Yemeni law and women’s rights

For his part, lawyer Abd al-Rahman Barman indicated that “Intisar is a detainee in the central prison in the women’s prison in Sana’a, and her condition is bad, according to the information we receive, and she is subjected to harassment inside the prison, and solitary confinement from time to time.”


He added, “I believe that Intisar is not the only one facing kidnapping and imprisonment, she’s just the case that has reached the world. Her story received a great deal of solidarity from society, activists, and on social media and organizations. While many women have recently been sentenced to death, they have not been heard of. Among them are Asmaa Al-Omeisy, and two employees of Political Security.”


Abdul Rahman emphasized that “There is nothing in Yemeni law that criminalizes women’s work, especially in war conditions and the interruption of salaries. On the contrary, these laws give women the right to work, to learn and in all fields. So, these practices are not stemming from Yemeni law, e.g It grew from the customs and traditions of the patriarchal conservative society and from family customs.”


While Samah said, “The freedom of women in Yemen is not talked about by law, but it generally talks about things like education and political participation. Therefore, these laws need a lot of effort and work.”
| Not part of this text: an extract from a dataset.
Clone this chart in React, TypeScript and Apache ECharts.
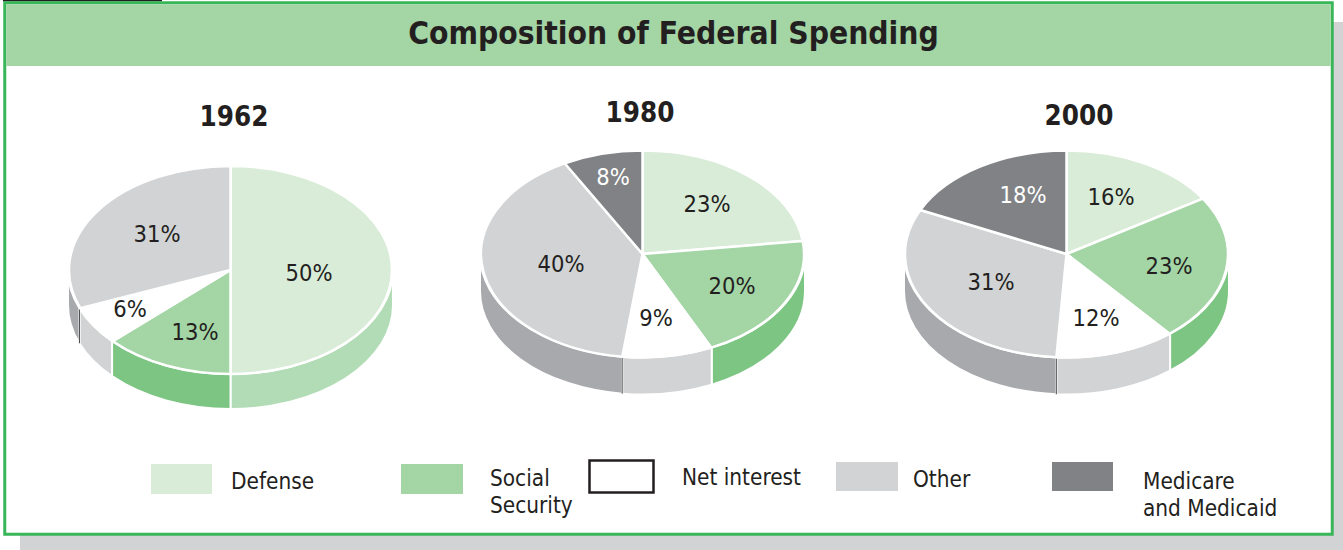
import React, { useEffect, useRef } from "react";
import * as echarts from "echarts";

const title = "Composition of Federal Spending";
const categories = ["Defense", "Social Security", "Net interest", "Other", "Medicare and Medicaid"];
const values1962 = [50, 13, 6, 31, 0];
const values1980 = [23, 20, 9, 40, 8];
const values2000 = [16, 23, 12, 31, 18];

const topColors = ["#d9ecd8", "#a3d5a5", "#ffffff", "#d1d3d4", "#808285"];
const wallColors = ["#b2dcb5", "#7cc583", "#d1d3d4", "#a7a9ac", "#808285"];
const labelColors = ["#231f20", "#231f20", "#231f20", "#231f20", "#ffffff"];
const FONT = "'DejaVu Sans Condensed', 'DejaVu Sans', sans-serif";

const pies = [
  { year: "1962", values: values1962, cx: 230.5, cy: 270, rx: 161.5, ry: 104, depth: 35, titleX: 234, titleY: 116,
    labels: [[309, 273], [195, 332], [130, 309], [157, 234], [0, 0]] },
  { year: "1980", values: values1980, cx: 642.5, cy: 254, rx: 161.5, ry: 103.5, depth: 37, titleX: 640, titleY: 112,
    labels: [[707, 204], [732, 286], [656, 318], [561, 264], [613, 177]] },
  { year: "2000", values: values2000, cx: 1066.5, cy: 254, rx: 161.5, ry: 103.5, depth: 37, titleX: 1079, titleY: 115,
    labels: [[1111, 197], [1169, 266], [1096, 318], [991, 282], [1023, 195]] },
];

const legendSwatches = [
  { x: 151, y: 464, w: 61, h: 30 },
  { x: 401, y: 464, w: 62, h: 30 },
  { x: 589.5, y: 460.5, w: 64, h: 32 },
  { x: 836, y: 462, w: 62, h: 29 },
  { x: 1052, y: 462, w: 61, h: 29 },
];
const legendTexts = [
  { x: 231, y: 481, lines: ["Defense"] },
  { x: 490, y: 478, lines: ["Social", "Security"] },
  { x: 682, y: 477, lines: ["Net interest"] },
  { x: 913, y: 479, lines: ["Other"] },
  { x: 1143, y: 481, lines: ["Medicare", "and Medicaid"] },
];

function makeSeries(p: (typeof pies)[number]) {
  const total = p.values.reduce((a, b) => a + b, 0);
  const pt = (a: number, dy = 0, grow = 0) =>
    [p.cx + (p.rx + grow) * Math.sin(a), p.cy - p.ry * Math.cos(a) + dy] as [number, number];
  const startOf = (i: number) =>
    (p.values.slice(0, i).reduce((a, b) => a + b, 0) / total) * Math.PI * 2;
  const arc = (a1: number, a2: number, dy: number, sweep: 0 | 1, grow = 0) => {
    const [x, y] = pt(a2, dy, grow);
    const large = Math.abs(a2 - a1) > Math.PI ? 1 : 0;
    return `A${p.rx + grow} ${p.ry} 0 ${large} ${sweep} ${x} ${y}`;
  };
  const data = p.values.map((v, i) => ({ name: categories[i], value: v }));
  const grow = 1;

  const renderWall = (params: any, api: any) => {
    const i = params.dataIndex;
    const v = api.value(0);
    const a1 = startOf(i);
    const a2 = a1 + (v / total) * Math.PI * 2;
    const lo = Math.max(a1, Math.PI / 2);
    const hi = Math.min(a2, (Math.PI * 3) / 2);
    if (v <= 0 || hi <= lo) return { type: "group", children: [] };
    const [sx, sy] = pt(lo, 0, grow);
    const [ex, ey] = pt(hi, p.depth, grow);
    const d = `M${sx} ${sy}${arc(lo, hi, 0, 1, grow)}L${ex} ${ey}${arc(hi, lo, p.depth, 0, grow)}Z`;
    const children: any[] = [
      { type: "path", shape: { pathData: d }, style: { fill: wallColors[i], stroke: "#ffffff", lineWidth: 2 } },
    ];
    if (i === 3) {
      const [lx, ly] = pt(a1, 0, grow);
      children.push({
        type: "line",
        shape: { x1: lx, y1: ly, x2: lx, y2: ly + p.depth },
        style: { stroke: "#414042", lineWidth: 1 },
      });
    }
    return { type: "group", children };
  };

  const renderTop = (params: any, api: any) => {
    const i = params.dataIndex;
    const v = api.value(0);
    if (v <= 0) return { type: "group", children: [] };
    const a1 = startOf(i);
    const a2 = a1 + (v / total) * Math.PI * 2;
    const [sx, sy] = pt(a1);
    const d = `M${p.cx} ${p.cy}L${sx} ${sy}${arc(a1, a2, 0, 1)}Z`;
    return {
      type: "path",
      shape: { pathData: d },
      style: { fill: topColors[i], stroke: "#ffffff", lineWidth: 2.5, lineJoin: "round" },
    };
  };

  const renderLabel = (params: any, api: any) => {
    const i = params.dataIndex;
    const v = api.value(0);
    if (v <= 0) return { type: "group", children: [] };
    const [x, y] = p.labels[i];
    return {
      type: "text",
      style: {
        x, y, text: `${v}%`, fill: labelColors[i],
        font: `23.5px ${FONT}`, align: "center", verticalAlign: "middle",
      },
    };
  };

  const base = { type: "custom", coordinateSystem: "none", silent: true, data, name: p.year };
  return [
    { ...base, renderItem: renderWall, z: 2 },
    { ...base, renderItem: renderTop, z: 3 },
    { ...base, renderItem: renderLabel, z: 4 },
  ];
}

export default function App() {
  const ref = useRef<HTMLDivElement>(null);
  useEffect(() => {
    const chart = echarts.init(ref.current!, null, { renderer: "svg" });
    const graphic: any[] = [
      { type: "rect", z: 0, shape: { x: 20, y: 22, width: 1323, height: 528 }, style: { fill: "#d1d3d4" } },
      { type: "rect", z: 0, shape: { x: 3, y: 0, width: 159, height: 1.5 }, style: { fill: "#231f20" } },
      { type: "rect", z: 0, shape: { x: 4.75, y: 2.75, width: 1327.5, height: 531.5 }, style: { fill: "#ffffff", stroke: "#39b55a", lineWidth: 3 } },
      { type: "rect", z: 0, shape: { x: 6.25, y: 4.25, width: 1324.5, height: 61.75 }, style: { fill: "#a3d5a5" } },
      { type: "text", z: 1, style: { x: 673.5, y: 33, text: title, fill: "#231f20", font: `bold 31.5px ${FONT}`, align: "center", verticalAlign: "middle" } },
    ];
    pies.forEach((p) => {
      graphic.push({ type: "text", z: 1, style: { x: p.titleX, y: p.titleY, text: p.year, fill: "#231f20", font: `bold 27.5px ${FONT}`, align: "center", verticalAlign: "middle" } });
    });
    legendSwatches.forEach((s, i) => {
      const white = topColors[i] === "#ffffff";
      graphic.push({
        type: "rect", z: 1,
        shape: { x: s.x, y: s.y, width: s.w, height: s.h },
        style: { fill: topColors[i], stroke: white ? "#231f20" : null, lineWidth: white ? 2.5 : 0 },
      });
    });
    legendTexts.forEach((t) => {
      t.lines.forEach((line, k) => {
        graphic.push({
          type: "text", z: 1,
          style: { x: t.x, y: t.y + k * 27, text: line, fill: "#231f20", font: `22.4px ${FONT}`, align: "left", verticalAlign: "middle" },
        });
      });
    });
    chart.setOption({
      animation: false,
      backgroundColor: "#ffffff",
      graphic,
      series: pies.flatMap(makeSeries),
    });
    return () => chart.dispose();
  }, []);
  return <div ref={ref} style={{ position: "fixed", left: 0, top: 0, width: 1343, height: 550 }} />;
}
She emphasized that “there are discriminatory texts against women, such as the Personal Status Law, which needs to be worked on. There are crimes committed against women, and there is no legislative provision for them, such as domestic violence, whose rate has increased dramatically with the war and has become a widespread phenomenon.”


She pointed out that women’s rights are not protected in Yemen, and the situation worsened with the outbreak of war, and these rights will not be restored unless there is fair legislation for women and work to implement them, such as their right to compulsory education and freedom of work.


Punishment for those who support the case

Intisar’s lawyer, Khaled Al-Kamal, faces many harassments simply because he is her lawyer.


He said, “3 months ago, I went to the central prison to submit a request for my client, Intisar, so the prison director, Muhammad al-Makhadi, asked me for a lawyer’s card, so I showed it to him to clarify my status according to the law. However, I was shocked that he looked at me with contempt and blamed me for being Intissar’s lawyer, then he confiscated my card and threatened to prevent me from leaving and imprison me.”


He added: “I was also suspended from my work in the health insurance company in which I work, because I am Intissar’s lawyer, and I was threatened with a full file in the security and intelligence services. In addition to the repeated and continuous threats, but, I still continue to defend Intisar until this moment, as this is my work and my duty towards my client.”